Abbandoneremo l’idea che si debba amare chi non ci ama, se in mezzo alla folla la faccia indistinta del passante non si farà volto e storia e non assumerà i tratti umani del viandante consapevole della sua ombra.
Dichiariamo subito che la preferenza sarà per due sole cose, il futuro anteriore e l’idea del futuro nel congiuntivo. Quest’ultima compariva nella mia Sintassi latina in fondo al volume, che conteneva il caso, il verbo e il periodo, negli anni del Ginnasio. Avendo sfogliato per tempo tutto il volume, per farmi un’idea di ciò che mi aspettava, pensavo sempre con timore a quella ‘meta’. Ancora oggi provo una certa ansia, al pensiero che si possa esprimere un’idea del futuro servendosi del congiuntivo, che pure non ha tempi per il futuro. Nelle tabelle che riportano modi e tempi del verbo, la casella del congiuntivo che corrisponde al futuro semplice e al futuro anteriore del modo indicativo è vuota. Non ci sono mai stati dubbi al riguardo. Eppure, un’idea del futuro viene espressa dal congiuntivo. Fin dal congiuntivo esortativo, quello che suggeriamo all’altro vale per il presente-futuro. Più importante per noi sarà quell’idea di un’anteriorità conficcata nella dimensione temporale del futuro che è promessa e speranza, anticipazione e presupposto e che aspira talvolta a farsi giuramento solenne.

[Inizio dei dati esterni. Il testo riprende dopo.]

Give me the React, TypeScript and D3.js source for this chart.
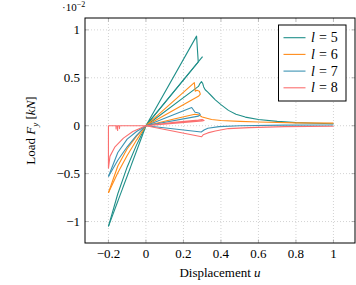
import React, { useRef, useEffect } from 'react';
import * as d3 from 'd3';

type Pt = [number, number];

// values of y are in units of 1e-2 kN
const xTicks = [-0.2, 0, 0.2, 0.4, 0.6, 0.8, 1];
const yTicks = [-1, -0.5, 0, 0.5, 1];

const seriesNames = ['5', '6', '7', '8'];
const seriesColors = ['#1f8f89', '#ff8c1a', '#3d93b3', '#fb6f6f'];

// l = 5
const l5NegA: Pt[] = [[0, 0], [-0.2, -1.05]];
const l5NegB: Pt[] = [[0, 0], [-0.05, -0.2], [-0.1, -0.43], [-0.15, -0.71], [-0.2, -1.05]];
const l5PosA: Pt[] = [[0, 0], [0.27, 0.935], [0.279, 0.665], [0, 0]];
const l5PosB: Pt[] = [[0, 0], [0.302, 0.72]];
const l5PosC: Pt[] = [[0, 0], [0.28, 0.41], [0.288, 0.44], [0.296, 0.46], [0.303, 0.44], [0.308, 0.405],
  [0.316, 0.375], [0.33, 0.35], [0.35, 0.31], [0.37, 0.27], [0.4, 0.22], [0.44, 0.16], [0.48, 0.12],
  [0.53, 0.09], [0.6, 0.065], [0.7, 0.045], [0.8, 0.032], [0.9, 0.025], [1, 0.02]];

// l = 6
const l6NegA: Pt[] = [[0, 0], [-0.05, -0.15], [-0.1, -0.31], [-0.15, -0.49], [-0.2, -0.70]];
const l6NegB: Pt[] = [[0, 0], [-0.05, -0.11], [-0.1, -0.24], [-0.15, -0.42], [-0.2, -0.70]];
const l6PosA: Pt[] = [[0, 0], [0.258, 0.45], [0.263, 0.36], [0.272, 0.37], [0.285, 0.36], [0.29, 0.33],
  [0.282, 0.31], [0, 0]];
const l6PosB: Pt[] = [[0, 0], [0.15, 0.07], [0.26, 0.12], [0.28, 0.115], [0.3, 0.09], [0.35, 0.065],
  [0.4, 0.055], [0.5, 0.045], [0.6, 0.038], [0.8, 0.03], [1, 0.027]];

// l = 7
const l7NegA: Pt[] = [[0, 0], [-0.05, -0.1], [-0.1, -0.22], [-0.15, -0.36], [-0.2, -0.53]];
const l7NegB: Pt[] = [[0, 0], [-0.05, -0.06], [-0.1, -0.14], [-0.15, -0.28], [-0.2, -0.53]];
const l7PosA: Pt[] = [[0, 0], [0.244, 0.19], [0.262, 0.14], [0.275, 0.135], [0.285, 0.13], [0.29, 0.115],
  [0.28, 0.1], [0, 0]];
const l7PosB: Pt[] = [[0, 0], [0.295, -0.065], [0.31, -0.045], [0.33, -0.027], [0.39, -0.01], [0.5, 0],
  [0.74, 0.006], [1, 0.008]];

// l = 8
const l8NegA: Pt[] = [[0, 0], [-0.14, 0], [-0.141, -0.03], [-0.142, 0], [-0.15, 0], [-0.151, -0.05],
  [-0.152, 0], [-0.158, 0], [-0.159, -0.035], [-0.16, 0], [-0.2, 0], [-0.2, -0.445]];
const l8NegB: Pt[] = [[-0.2, -0.445], [-0.192, -0.32], [-0.165, -0.22], [-0.12, -0.13], [-0.07, -0.06], [0, 0]];
const l8PosA: Pt[] = [[0, 0], [0.15, 0.035], [0.28, 0.06], [0.3, 0.065], [0.31, 0.055], [0.3, 0.05], [0, 0]];
const l8PosB: Pt[] = [[0, 0], [0.297, -0.115], [0.305, -0.095], [0.33, -0.075], [0.37, -0.055], [0.44, -0.03],
  [0.55, -0.02], [0.74, -0.01], [1, -0.005]];

const seriesPaths: Pt[][][] = [
  [l5NegA, l5NegB, l5PosA, l5PosB, l5PosC],
  [l6NegA, l6NegB, l6PosA, l6PosB],
  [l7NegA, l7NegB, l7PosA, l7PosB],
  [l8NegA, l8NegB, l8PosA, l8PosB],
];

const fmt = (v: number) => (v < 0 ? '\u2212' + Math.abs(v) : String(v));

const App = () => {
  const ref = useRef<SVGSVGElement>(null);
  const width = 356;
  const height = 285;

  useEffect(() => {
    const margin = { top: 18, right: 1, bottom: 42, left: 85 };
    const svg = d3.select(ref.current);
    svg.selectAll('*').remove();

    const font = '"Liberation Serif", serif';

    const x = d3.scaleLinear().domain([-0.325, 1.115]).range([margin.left, width - margin.right]);
    const y = d3.scaleLinear().domain([-1.224, 1.124]).range([height - margin.bottom, margin.top]);
    const [x0, x1] = x.range();
    const [y0, y1] = y.range();

    // grid
    const grid = svg.append('g')
      .attr('stroke', '#c8c8c8')
      .attr('stroke-width', 0.8)
      .attr('stroke-dasharray', '1,2');
    grid.selectAll('line.gx').data(xTicks).join('line')
      .attr('class', 'gx')
      .attr('x1', d => x(d)).attr('x2', d => x(d)).attr('y1', y1).attr('y2', y0);
    grid.selectAll('line.gy').data(yTicks).join('line')
      .attr('class', 'gy')
      .attr('y1', d => y(d)).attr('y2', d => y(d)).attr('x1', x0).attr('x2', x1);

    // ticks inside on all sides
    const ticks = svg.append('g').attr('stroke', '#8a8a8a').attr('stroke-width', 0.6);
    xTicks.forEach(t => {
      ticks.append('line').attr('x1', x(t)).attr('x2', x(t)).attr('y1', y0).attr('y2', y0 - 3.5);
      ticks.append('line').attr('x1', x(t)).attr('x2', x(t)).attr('y1', y1).attr('y2', y1 + 3.5);
    });
    yTicks.forEach(t => {
      ticks.append('line').attr('y1', y(t)).attr('y2', y(t)).attr('x1', x0).attr('x2', x0 + 3.5);
      ticks.append('line').attr('y1', y(t)).attr('y2', y(t)).attr('x1', x1).attr('x2', x1 - 3.5);
    });

    // curves
    const line = d3.line<Pt>().x(d => x(d[0])).y(d => y(d[1]));
    const curves = svg.append('g')
      .attr('fill', 'none')
      .attr('stroke-width', 1.1)
      .attr('stroke-linejoin', 'round');
    seriesPaths.forEach((paths, i) => {
      curves.append('g')
        .attr('stroke', seriesColors[i])
        .selectAll('path')
        .data(paths)
        .join('path')
        .attr('d', d => line(d));
    });

    // frame
    svg.append('rect')
      .attr('x', x0).attr('y', y1)
      .attr('width', x1 - x0).attr('height', y0 - y1)
      .attr('fill', 'none').attr('stroke', '#000').attr('stroke-width', 1);

    // tick labels
    svg.append('g')
      .selectAll('text')
      .data(xTicks)
      .join('text')
      .attr('x', d => x(d))
      .attr('y', y0 + 15)
      .attr('text-anchor', 'middle')
      .attr('font-family', font)
      .attr('font-size', 13)
      .text(d => fmt(d));

    svg.append('g')
      .selectAll('text')
      .data(yTicks)
      .join('text')
      .attr('x', x0 - 5)
      .attr('y', d => y(d) + 4.5)
      .attr('text-anchor', 'end')
      .attr('font-family', font)
      .attr('font-size', 13)
      .text(d => fmt(d));

    // scale factor
    const sf = svg.append('text').attr('x', 62).attr('y', 11)
      .attr('font-family', font).attr('font-size', 11);
    sf.append('tspan').text('\u00b710');
    sf.append('tspan').attr('dy', -4).attr('font-size', 8).text('\u22122');

    // axis labels
    const xl = svg.append('text')
      .attr('x', (x0 + x1) / 2)
      .attr('y', y0 + 34)
      .attr('text-anchor', 'middle')
      .attr('font-family', font)
      .attr('font-size', 13);
    xl.append('tspan').text('Displacement ');
    xl.append('tspan').attr('font-style', 'italic').text('u');

    const yl = svg.append('text')
      .attr('transform', `translate(35,${(y0 + y1) / 2}) rotate(-90)`)
      .attr('text-anchor', 'middle')
      .attr('font-family', font)
      .attr('font-size', 13);
    yl.append('tspan').text('Load ');
    yl.append('tspan').attr('font-style', 'italic').text('F');
    yl.append('tspan').attr('font-style', 'italic').attr('font-size', 9).attr('dy', 3).text('y');
    yl.append('tspan').attr('dy', -3).text(' [');
    yl.append('tspan').attr('font-style', 'italic').text('kN');
    yl.append('tspan').text(']');

    // legend
    const lg = svg.append('g');
    lg.append('rect')
      .attr('x', 278.5).attr('y', 25)
      .attr('width', 67.5).attr('height', 76)
      .attr('fill', '#fff').attr('stroke', '#000').attr('stroke-width', 1);
    seriesNames.forEach((name, i) => {
      const cy = 37.7 + i * 16.7;
      lg.append('line')
        .attr('x1', 283.5).attr('x2', 305.5)
        .attr('y1', cy).attr('y2', cy)
        .attr('stroke', seriesColors[i]).attr('stroke-width', 1.1);
      const t = lg.append('text')
        .attr('x', 311).attr('y', cy + 4.5)
        .attr('font-family', font).attr('font-size', 14);
      t.append('tspan').attr('font-style', 'italic').text('l');
      t.append('tspan').attr('dx', 4).text('=');
      t.append('tspan').attr('dx', 4).text(name);
    });
  }, []);

  return (
    <svg ref={ref} width={width} height={height}
      style={{ position: 'absolute', left: 0, top: 0, background: '#fff' }} />
  );
};

export default App;
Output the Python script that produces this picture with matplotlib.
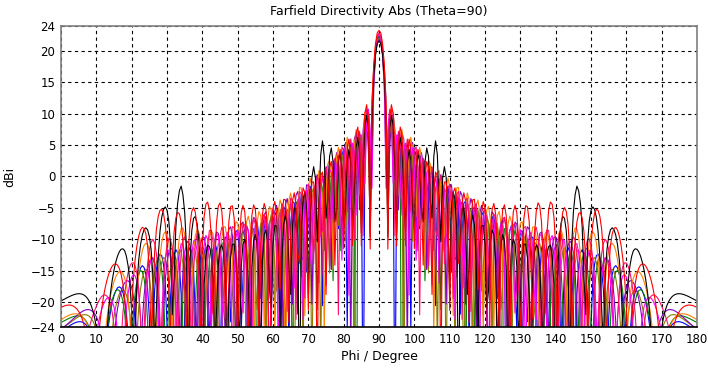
import numpy as np
import matplotlib
matplotlib.use("Agg")
import matplotlib.pyplot as plt

# sweep of phi (degree), same step as the farfield monitor
phi = np.arange(0, 180.001, 0.5)

# series: colour, peak (dBi), array length factor N*d
colors = ["#0000ff", "#008000", "#8c7a00", "#8000c0", "#ff8000",
          "#ff00ff", "#ff1070", "#000000", "#ff0000"]
peaks = [22.4, 22.2, 22.0, 21.8, 22.6, 22.8, 22.9, 21.6, 23.3]
nd = [25.5, 26.5, 24.6, 21.6, 22.4, 27.2, 25.0, 23.5, 23.3]

# envelope correction (dB) read at these phi points, mirrored around 90
knots = [0, 10, 18, 26, 34, 42, 50, 60, 68, 74, 80, 85, 90]
corr = [
    [-13, -9, -5, -1, 0, 0, 2, 3, 4, 4.5, 5, 2, 0],     # blue
    [-11, -8, -5, -1, 0, 0, 2, 3, 4, 4.5, 5, 2, 0],     # green
    [-12, -9, -6, -2, 0, 0, 1, 3, 4, 4, 4.5, 2, 0],     # olive
    [-13, -9, -6, -2, 0, 1, 2, 3, 4, 4.5, 5, 2, 0],     # purple
    [-12, -8, -4, 1, 2, 1, 2, 3, 4, 4.5, 5, 2, 0],      # orange
    [-13, -9, -5, -1, 1, 2, 2, 3, 4, 4.5, 5, 2, 0],     # magenta
    [-13, -9, -4, 1, 1, 2, 2, 3, 4, 4.5, 5, 2, 0],      # pink
    [-8, -5, 1, 4.5, 10, 0, 0, 1, 3, 10, 4, 2, 0],      # black
    [-9, -5.5, -3, 5, 4, 5.5, 4, 3, 3, 3.5, 4, 2, 0],   # red
]

fig = plt.figure(figsize=(7.08, 3.80), dpi=100)
ax = fig.add_axes([0.0862, 0.1395, 0.8983, 0.7921])

for c, pk, n, cr in zip(colors, peaks, nd, corr):
    x = np.pi * 0.5 * np.cos(np.radians(phi))
    N = 2 * n
    with np.errstate(divide="ignore", invalid="ignore"):
        af = np.abs(np.sin(N * x) / (N * np.sin(x)))
    af[np.isnan(af)] = 1.0
    fold = 90 - np.abs(phi - 90)
    level = pk + 20 * np.log10(np.maximum(af, 1e-6)) + np.interp(fold, knots, cr)
    ax.plot(phi, level, color=c, lw=0.8)

ax.set_xlim(0, 180)
ax.set_ylim(-24, 24)
ax.set_xticks(np.arange(0, 181, 10))
ax.set_yticks([-24, -20, -15, -10, -5, 0, 5, 10, 15, 20, 24])
ax.tick_params(length=0, labelsize=8.5, pad=4)
ax.grid(True, color="black", linestyle=(0, (3, 3)), lw=0.8)
for s in ax.spines.values():
    s.set_color("#808080")
    s.set_linewidth(1.2)
ax.spines["bottom"].set_color("black")

ax.set_title("Farfield Directivity Abs (Theta=90)", fontsize=9, pad=8)
ax.set_xlabel("Phi / Degree", fontsize=9, labelpad=3)
ax.set_ylabel("dBi", fontsize=9, labelpad=10)

fig.savefig("out.png", dpi=100)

Negli anni di Opera aperta (1962), Eco ricorreva alle parole di Klee e Focillon, per dare voce al suo programma: «Se Ingres ha posto ordine alla quiete, io vorrei porre ordine al movimento» (Klee); «Le relazioni formali in un’opera e tra le varie opere costituiscono un ordine, una metafora dell’universo» (Focillon).
Nelle regioni inferiori dell’essere da cui parliamo, si stende davanti a noi una provincia inesplorata di cui vorremmo disegnare la mappa: sono i sogni dei bambini, che non conoscono ancora l’errore e il male, che non possono fare a meno di sognare, per non soccombere e per continuare a crescere in mezzo al vento e alla sterpaglia che avanzano.
Il congiuntivo ci servirà, per dare forma a quei sogni e per non disperare della possibilità che è concessa ancora a noi, che pure abbiamo il diritto di sognare.